This will by default install a 3 nodes zookeeper ensemble. Wait until all the three pods are marked as ready:

  1. kubectl get pods
  1. NAME READY STATUS RESTARTS AGE
  2. zookeeper-0 1/1 Running 0 22h
  3. zookeeper-1 1/1 Running 0 4d22h
  4. zookeeper-2 1/1 Running 0 16m

Configuring and Starting HStreamDB

Once all the zookeeper pods are ready, we’re ready to start installing the HStreamDB cluster.

Fetching The K8s Specs

  1. git clone git@github.com:hstreamdb/hstream.git
  2. cd hstream/k8s

Update Configuration

If you used a different way to install zookeeper, make sure to update the zookeeper connection string in storage config file config.json and server service file hstream-server.yaml.

It should look something like this:

  1. $ cat config.json | grep -A 2 zookeeper
  2. "zookeeper": {
  3. "zookeeper_uri": "ip://zookeeper-0.zookeeper-headless:2181,zookeeper-1.zookeeper-headless:2181,zookeeper-2.zookeeper-headless:2181",
  4. "timeout": "30s"
  5. }
  6. $ cat hstream-server.yaml | grep -A 1 zkuri
  7. - "--zkuri"
  8. - "zookeeper-0.zookeeper-headless:2181,zookeeper-1.zookeeper-headless:2181,zookeeper-2.zookeeper-headless:2181"

Tips

The zookeeper connection string in stotage config file and the service file can be different. But for normal scenario, they are the same.

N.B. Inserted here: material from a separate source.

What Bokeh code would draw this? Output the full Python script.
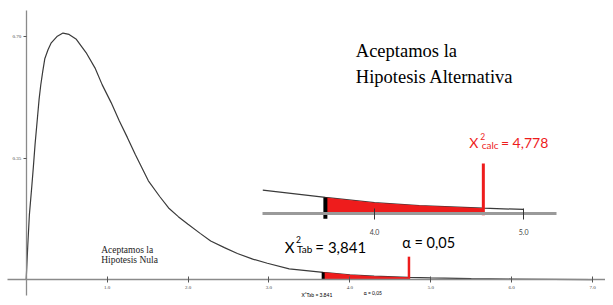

By default, this spec installs a 3 nodes HStream server cluster and 4 nodes storage cluster. If you want a bigger cluster, modify the hstream-server.yaml and logdevice-statefulset.yaml file, and increase the number of replicas to the number of nodes you want in the cluster. Also by default, we attach a 40GB persistent storage to the nodes, if you want more you can change that under the volumeClaimTemplates section.

Starting the Cluster

  1. kubectl apply -k .

When you run kubectl get pods, you should see something like this:

  1. NAME READY STATUS RESTARTS AGE
  2. hstream-server-deployment-765c84c489-94nqd 1/1 Running 0 6d18h
  3. hstream-server-deployment-765c84c489-jrm5p 1/1 Running 0 6d18h
  4. hstream-server-deployment-765c84c489-jxsjd 1/1 Running 0 6d18h
  5. logdevice-0 1/1 Running 0 6d18h
  6. logdevice-1 1/1 Running 0 6d18h
  7. logdevice-2 1/1 Running 0 6d18h
  8. logdevice-3 1/1 Running 0 6d18h
  9. logdevice-admin-server-deployment-5c5fb9f8fb-27jlk 1/1 Running 0 6d18h
  10. zookeeper-0 1/1 Running 0 6d22h
  11. zookeeper-1 1/1 Running 0 10d
  12. zookeeper-2 1/1 Running 0 6d

Bootstrapping the Storage Cluster

Once all the logdevice pods are running and ready, you’ll need to bootstrap the cluster to enable all the nodes. To do that, run:

  1. kubectl run hadmin -it --rm --restart=Never --image=hstreamdb/hstream -- \
  2. hadmin --host logdevice-admin-server-service \
  3. nodes-config \
  4. bootstrap --metadata-replicate-across 'node:3'

This will start a hadmin pod, that connects to the admin server and invokes the nodes-config bootstrap hadmin command and sets the metadata replication property of the cluster to be replicated across three different nodes. On success, you should see something like:

  1. Successfully bootstrapped the cluster
  2. pod "hadmin" deleted

Managing the Storage Cluster

  1. kubectl run hadmin -it --rm --restart=Never --image=hstreamdb/hstream -- bash

Now you can run hadmin to manage the cluster:

  1. hadmin --help

To check the state of the cluster, you can then run:

  1. hadmin --host logdevice-admin-server-service status
  2. +----+-------------+-------+---------------+
  3. | ID | NAME | STATE | HEALTH STATUS |
  4. +----+-------------+-------+---------------+
  5. | 0 | logdevice-0 | ALIVE | HEALTHY |
  6. | 1 | logdevice-1 | ALIVE | HEALTHY |
  7. | 2 | logdevice-2 | ALIVE | HEALTHY |
  8. | 3 | logdevice-3 | ALIVE | HEALTHY |
  9. +----+-------------+-------+---------------+
  10. Took 2.567s